Scene 1: Picture this image, potent enough to make every carrier executive gasp: A young tattooed man in high-tops, sporting a nose ring and a dyed Mohawk haircut, wearing eye-shadow.

There's worse to come: This Millennial man's never touched a piece of paper. The closest he's come to a physical document is a Word file in Microsoft Office. For him pulp is fiction.

Out of his mouth comes the coup de grace: "Do you know how to sell to me?"

Scene 2: The End (of the carrier).

Luckily for carriers, there are still plenty of buyers who still prefer paper, who like to touch their contracts, who feel secure that a promise to repay exist in time and space, who value an ink signature on a line. When it comes to large commercial insurance contracts with millions of dollars or premium in play, paper isn't going away anytime soon.

But future buyers are going to force carriers to rethink the way they distribute a policy, small business owners policies (BOP) included, according to insurance IT experts. Traditional methods of reaching out like leaving peppy messages on Mr. Millennial's home phone are going to fall on deaf ears.

Pushing a policy indiscriminately into the marketplace is headed for obsolescence, if it's not already there and sending a direct mail piece to young "American Idol" runners-up like Adam Lambert doesn't work. Pinging the rock star on his iPhone with an offer for coverage may just earn the carrier a return e-mail.

"The carriers are not taking enough action to map the right distribution channel to the right target segment," said Sukirat Singh Kochar, vice president in the insurance practice of 3i Infotech Inc., an Edison, N.J.-based writer of insurance software applications.

Carriers face a problem: they don't have a central data repository and the next step, of mapping the proper distribution channel to the right target segment, is therefore impossible.

The data, mountains of it, is locked up in silos: a billing system, a policy administration system, a claims system, a document management system, the commercial policy server, the personal policy server.

Carriers spend millions of dollars to reach prospects at home to sell them a homeowners policy, only to find out later that 70 percent of this young, new market carriers are trying to reach use cell phones and that most of them might benefit instead from a BOP since they run their own businesses yet still don't own a home.

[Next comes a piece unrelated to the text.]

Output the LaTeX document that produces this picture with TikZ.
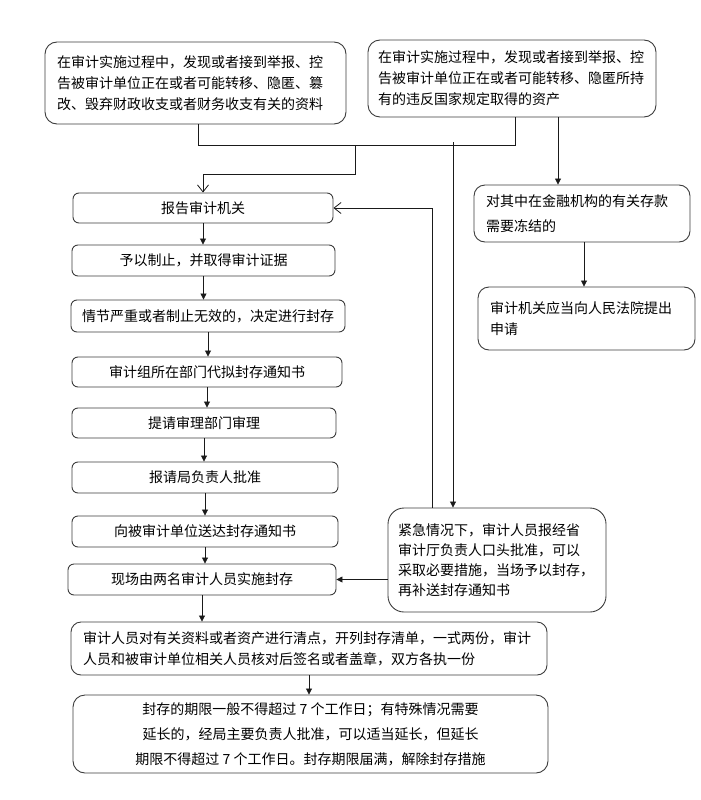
\documentclass[tikz,border=0pt]{standalone}
\usepackage{fontspec}
\newfontfamily\cjk{Noto Sans CJK SC}
\usepackage{tikz}
\usetikzlibrary{arrows.meta,positioning,calc}
\definecolor{flowLine}{HTML}{1A1A1A}
\definecolor{flowEdge}{HTML}{3C3C3C}

\begin{document}
\begin{tikzpicture}[x=1pt, y=-1pt,
  flowbox/.style={draw=flowEdge, line width=0.9pt, rounded corners=6pt, inner sep=0pt,
    font=\cjk\fontsize{14}{21}\selectfont, align=center},
  notebox/.style={draw=flowEdge, line width=0.9pt, rounded corners=11pt, inner ysep=0pt,
    inner xsep=12pt, font=\cjk\fontsize{14}{21}\selectfont, align=left},
  conn/.style={-{Triangle[length=6pt,width=6pt]}, line width=0.8pt, flowLine},
  merge/.style={-{Straight Barb[length=7pt,width=11pt]}, line width=0.8pt, flowLine},
  link/.style={line width=0.8pt, flowLine},
]
\useasboundingbox (0,0) rectangle (701,800);

% === Sources ===
\node[notebox, rounded corners=12pt, text width=277pt, minimum height=82pt] (src-doc) at (195.5,83)
  {在审计实施过程中，发现或者接到举报、控\\告被审计单位正在或者可能转移、隐匿、篡\\改、毁弃财政收支或者财务收支有关的资料};
\node[notebox, rounded corners=12pt, inner xsep=10pt, text width=268pt, minimum height=77pt] (src-asset) at (512,78.5)
  {在审计实施过程中，发现或者接到举报、控\\告被审计单位正在或者可能转移、隐匿所持\\有的违反国家规定取得的资产};

% === Main flow ===
\node[flowbox, minimum width=260pt, minimum height=30pt] (flow-report) at (203,208) {报告审计机关};
\node[flowbox, minimum width=263pt, minimum height=31pt] (flow-stop) at (203.5,260.5) {予以制止，并取得审计证据};
\node[flowbox, minimum width=274pt, minimum height=32pt] (flow-decide) at (208,316) {情节严重或者制止无效的，决定进行封存};
\node[flowbox, minimum width=270pt, minimum height=30pt] (flow-draft) at (207,372) {审计组所在部门代拟封存通知书};
\node[flowbox, minimum width=264pt, minimum height=30pt] (flow-review) at (204,423) {提请审理部门审理};
\node[flowbox, minimum width=266pt, minimum height=31pt] (flow-approve) at (205,477.5) {报请局负责人批准};
\node[flowbox, minimum width=266pt, minimum height=31pt] (flow-notice) at (205,531.5) {向被审计单位送达封存通知书};
\node[flowbox, minimum width=268pt, minimum height=31pt] (flow-seal) at (202,579.5) {现场由两名审计人员实施封存};
\node[notebox, rounded corners=10pt, text width=452pt, minimum height=53pt] (flow-count) at (309,648.5)
  {审计人员对有关资料或者资产进行清点，开列封存清单，一式两份，审计\\人员和被审计单位相关人员核对后签名或者盖章，双方各执一份};
\node[flowbox, rounded corners=12pt, minimum width=475pt, minimum height=78pt,
  font=\cjk\fontsize{14}{25}\selectfont] (flow-limit) at (310.5,734)
  {封存的期限一般不得超过 7 个工作日；有特殊情况需要\\延长的，经局主要负责人批准，可以适当延长，但延长\\期限不得超过 7 个工作日。封存期限届满，解除封存措施};

% === Right side ===
\node[notebox, text width=192pt, minimum height=57pt, font=\cjk\fontsize{14}{25}\selectfont] (flow-freeze) at (582,213.5)
  {对其中在金融机构的有关存款\\需要冻结的};
\node[notebox, text width=193pt, minimum height=63pt] (flow-court) at (586.5,318.5)
  {审计机关应当向人民法院提出\\申请};
\node[notebox, rounded corners=16pt, inner xsep=10pt, text width=198pt, minimum height=104pt,
  font=\cjk\fontsize{14}{20}\selectfont] (flow-urgent) at (497,560)
  {紧急情况下，审计人员报经省\\审计厅负责人口头批准，可以\\采取必要措施，当场予以封存，\\再补送封存通知书};

% === Connectors ===
\coordinate (j-doc) at (198,145);
\coordinate (j-asset) at (515,145);
\coordinate (j-mid) at (355,145);
\coordinate (j-turn) at (355,174);
\draw[link] (src-doc.south -| j-doc) -- (j-doc) -- (j-asset) -- (src-asset.south -| j-asset);
\draw[merge] (j-mid) -- (j-turn) -| (flow-report.north);

\coordinate (j-freeze) at (558,0);
\coordinate (j-court) at (584,0);
\draw[conn] (src-asset.south -| j-freeze) -- (flow-freeze.north -| j-freeze);
\draw[conn] (flow-freeze.south -| j-court) -- (flow-court.north -| j-court);

\coordinate (j-down) at (453,142);
\coordinate (j-back) at (432,0);
\draw[conn] (j-down) -- (j-down |- flow-urgent.north);
\draw[merge] (flow-urgent.north -| j-back) |- (flow-report.east);
\draw[conn] (flow-urgent.west |- flow-seal.east) -- (flow-seal.east);

\foreach \a/\b in {report/stop, stop/decide, decide/draft, draft/review,
  review/approve, approve/notice, notice/seal, seal/count, count/limit} {
  \draw[conn] (flow-\a.south) -- (flow-\a.south |- flow-\b.north);
}

\end{tikzpicture}
\end{document}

It's an issue, even with established buyers, said Kochar. "Farm Bureau buyers like the face-to-face connection, even if it means driving 10 miles." Yet, it's not unusual for a carrier to reach Farmer John through a direct mail campaign, bypassing the agent.

"Carriers need behavioral information and the transaction information," said Dharmesh Mistry, chief technology and operations officer of Edge IPK, a company that writes software for Web portals.

"Carriers still have a hard time with predictive analysis," said Karlyn Carnahan, research principal with the insurance consultancy Novarica. "They say, 'We don't have the data, or if we have it, we don't know what to do with it,' and if they sell through agents, there's channel conflict."

For carriers to be making assumptions about what new generations of buyers want, and how to reach them is a big faux pas.

"We make absolutely no assumptions," said Andrew MacDonald, vice president of CNA Insurance Co. "When you start making assumptions you're going down real fast."